Insbesondere letztgenannter Punkt erstaunt, da viele Privatanwender auf automatische Updates ihrer Firewalls vertrauen. Die SIT hingegen offenbar nicht. Warum nicht? Gute Frage - welche die SIT nicht beantwortete. Stattdessen erfolgte ein Verweis auf den neuen Geschäftsführer Mirco Pinske, der seit Donnerstag im Amt ist. Ihm obliege die weitere Aufarbeitung des Vorfalls - und auch „das Ableiten entsprechender Konsequenzen“, erklärte die SIT.
„Mir ist bewusst, dass hier – besonders durch die jüngsten Entwicklungen – eine große Aufgabe vor mir liegt. Ich werde alles daran setzen, das im Zuge des Cyberangriffs verloren gegangene Vertrauen der Kunden zurückzugewinnen“, kündigte Pinske, ein 47 Jahre alter Diplom-Kaufmann, an.
Strafrechtliche Konsequenzen? So reagiert die Staatsanwaltschaft
Neben dem Bericht der SIT zum Hackerangriff soll es auch ein Gutachten der Polizei geben. Es würden „eigenständige IT-forensische Untersuchungen durchgeführt“. Das erklärte die zuständige Zentral- und Ansprechstelle Cybercrime Nordrhein-Westfalen (ZAC NRW), die bei der Kölner Staatsanwaltschaft angesiedelt ist. Die Ermittlungen seien allerdings noch nicht abgeschlossen. Weiteres könne man aus ermittlungstaktischen Gründen derzeit nicht bekanntgeben.

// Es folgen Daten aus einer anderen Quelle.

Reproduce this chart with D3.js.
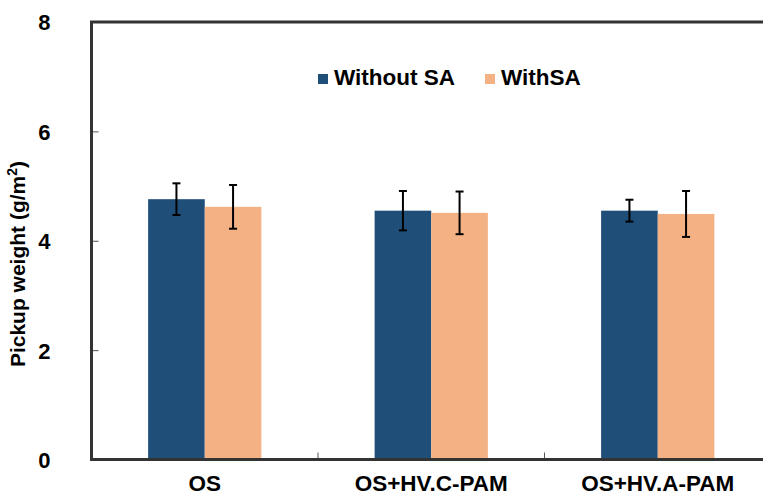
<!DOCTYPE html>
<html>
<head>
<meta charset="utf-8">
<script src="https://cdn.jsdelivr.net/npm/d3@7"></script>
<style>
  html, body { margin: 0; padding: 0; background: #fff; }
  svg { display: block; }
  text { font-family: "Liberation Sans", Arial, sans-serif; font-weight: bold; fill: #000; }
</style>
</head>
<body>
<svg id="chart" width="763" height="495"></svg>
<script>
const categories = ["OS", "OS+HV.C-PAM", "OS+HV.A-PAM"];
const seriesNames = ["Without SA", "WithSA"];
const withoutSA = [4.76, 4.55, 4.55];
const withoutSAErr = [0.29, 0.36, 0.20];
const withSA = [4.62, 4.51, 4.49];
const withSAErr = [0.40, 0.39, 0.42];
const yTicks = [0, 2, 4, 6, 8];
const colors = ["#1F4E79", "#F4B183"];

(function () {
const svg = d3.select("#chart");
const pLeft = 91.5, pRight = 771, pTop = 22, pBottom = 459.5;

const x = d3.scaleBand().domain(categories).range([pLeft, pRight]).padding(0);
const bw = x.bandwidth();
const xs = d3.scaleBand().domain(seriesNames).range([bw * 0.25, bw * 0.75]).padding(0);
const y = d3.scaleLinear().domain([0, 8]).range([pBottom, pTop]);

const series = [
  { name: seriesNames[0], values: withoutSA, errs: withoutSAErr, color: colors[0] },
  { name: seriesNames[1], values: withSA, errs: withSAErr, color: colors[1] }
];

// bars
series.forEach(s => {
  svg.append("g").selectAll("rect").data(categories).join("rect")
    .attr("x", c => x(c) + xs(s.name))
    .attr("width", xs.bandwidth())
    .attr("y", (c, i) => y(s.values[i]))
    .attr("height", (c, i) => y(0) - y(s.values[i]))
    .attr("fill", s.color);
});

// error bars
series.forEach(s => {
  const g = svg.append("g").attr("stroke", "#000").attr("stroke-width", 2);
  categories.forEach((c, i) => {
    const cx = x(c) + xs(s.name) + xs.bandwidth() / 2;
    const hi = y(s.values[i] + s.errs[i]);
    const lo = y(s.values[i] - s.errs[i]);
    g.append("line").attr("x1", cx).attr("x2", cx).attr("y1", hi).attr("y2", lo);
    g.append("line").attr("x1", cx - 4).attr("x2", cx + 4).attr("y1", hi).attr("y2", hi);
    g.append("line").attr("x1", cx - 4).attr("x2", cx + 4).attr("y1", lo).attr("y2", lo);
  });
});

// y axis
const yAxis = d3.axisLeft(y).tickValues(yTicks).tickSize(-7).tickPadding(41).tickFormat(d3.format("d"));
const yg = svg.append("g").attr("transform", `translate(${pLeft},0)`).call(yAxis);
yg.select(".domain").remove();
yg.selectAll(".tick line").attr("stroke", "#555").attr("stroke-width", 1);
yg.selectAll(".tick text").attr("font-size", 22).attr("font-family", "Liberation Sans, Arial, sans-serif")
  .attr("font-weight", "bold").attr("fill", "#000").attr("dy", "0.36em");

// x axis
const xAxis = d3.axisBottom(x).tickSize(0).tickPadding(16);
const xg = svg.append("g").attr("transform", `translate(0,${pBottom})`).call(xAxis);
xg.select(".domain").remove();
xg.selectAll(".tick text").attr("font-size", 22.5).attr("font-family", "Liberation Sans, Arial, sans-serif")
  .attr("font-weight", "bold").attr("fill", "#000").attr("dy", "0.71em");
// category separator ticks
svg.append("g").selectAll("line").data(categories.slice(1)).join("line")
  .attr("x1", c => x(c)).attr("x2", c => x(c))
  .attr("y1", pBottom).attr("y2", pBottom - 7)
  .attr("stroke", "#555").attr("stroke-width", 1);

// frame lines (top, left, bottom)
const frame = svg.append("g").attr("stroke", "#333").attr("stroke-width", 3).attr("fill", "none");
frame.append("path").attr("d", `M${pRight},${pTop}H${pLeft}V${pBottom}H${pRight}`);

// y axis title
svg.append("text")
  .attr("transform", `translate(25,264) rotate(-90)`)
  .attr("text-anchor", "middle")
  .attr("font-size", 21)
  .html('Pickup weight (g/m<tspan baseline-shift="super" font-size="14">2</tspan>)');

// legend
const legend = svg.append("g");
const legendItems = [
  { name: seriesNames[0], color: colors[0], x: 318 },
  { name: seriesNames[1], color: colors[1], x: 485 }
];
legendItems.forEach(it => {
  legend.append("rect").attr("x", it.x).attr("y", 74).attr("width", 10).attr("height", 10).attr("fill", it.color);
  legend.append("text").attr("x", it.x + 16).attr("y", 85).attr("font-size", 22.5).text(it.name);
});
})();
</script>
</body>
</html>
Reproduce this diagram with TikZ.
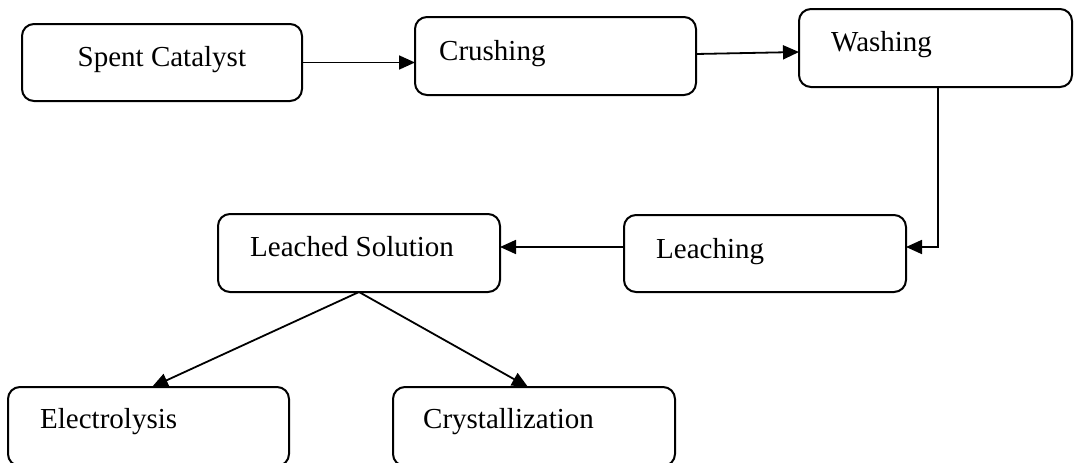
\documentclass[tikz,border=0pt]{standalone}
\usepackage{fontspec}
\setmainfont{Liberation Serif}
\usetikzlibrary{arrows.meta}
\begin{document}
\begin{tikzpicture}[x=1pt,y=-1pt,
  box/.style={draw=black,line width=2pt,rounded corners=12pt,inner sep=0pt,outer sep=0pt},
  txt/.style={anchor=base west,inner sep=0pt,font=\fontsize{29}{34}\selectfont},
  arr/.style={draw=black,line width=1.8pt,-{Triangle[length=16pt,width=14pt]}}]
\useasboundingbox (0,0) rectangle (1074,463);
% boxes
\node[box,minimum width=280pt,minimum height=77pt] (sc) at (162,62.5) {};
\node[box,minimum width=281pt,minimum height=78pt] (cr) at (555.5,56) {};
\node[box,minimum width=273pt,minimum height=78pt] (wa) at (935.5,48) {};
\node[box,minimum width=282pt,minimum height=77pt] (le) at (765,253.5) {};
\node[box,minimum width=282pt,minimum height=78pt] (ls) at (359,253) {};
\node[box,minimum width=281pt,minimum height=79pt] (el) at (148.5,426.5) {};
\node[box,minimum width=282pt,minimum height=79pt] (cy) at (534,426.5) {};
% texts
\node[txt] (tsc) at (77.5,66) {Spent Catalyst};
\node[txt] (tcr) at (439,60) {Crushing};
\node[txt] (twa) at (831,51) {Washing};
\node[txt] (tle) at (656,258) {Leaching};
\node[txt] (tls) at (250,256) {Leached Solution};
\node[txt] (tel) at (40,428) {Electrolysis};
\node[txt] (tcy) at (423,428) {Crystallization};
% connectors
\draw[arr] (sc.east) -- (sc.east -| cr.west);
\draw[arr] ([yshift=2pt]cr.east) -- ([yshift=-4pt]wa.west);
\draw[arr] ([xshift=2.5pt]wa.south) |- ([yshift=6.5pt]le.east);
\draw[arr] ([yshift=6.5pt]le.west) -- ([yshift=6.5pt]le.west -| ls.east);
\draw[arr] (ls.south) -- ([xshift=3.5pt]el.north);
\draw[arr] (ls.south) -- ([xshift=-6pt]cy.north);
\end{tikzpicture}
\end{document}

Eine Bewertung der SIT-Untersuchung wollte die Behörde nicht vornehmen. Ein Ergebnis aber - das umstritten ist - bestätigte die Staatsanwaltschaft: „Nach dem derzeitigen Kenntnisstand bestehen keine belastbaren Anhaltspunkte für einen Datenabfluss.“
Strafrechtliche Konsequenzen drohen Mitarbeitern der SIT nach derzeitigem Stand im Übrigen wohl nicht. Entsprechende Ermittlungsverfahren „wurden hier nicht eingeleitet“, teilte die Staatsanwaltschaft mit. „Etwaige Versäumnisse einzelner Mitarbeiter der Geschädigten im Hinblick auf Vorkehrungen zur IT-Sicherheit sind nach hiesiger Bewertung bereits deshalb ohne strafrechtliche Relevanz, weil sämtliche in Betracht kommenden Straftatbestände lediglich eine vorsätzliche Begehung unter Strafe stellen und Anhaltspunkte für einen solchen Vorsatz nicht bestehen“, hieß es weiter.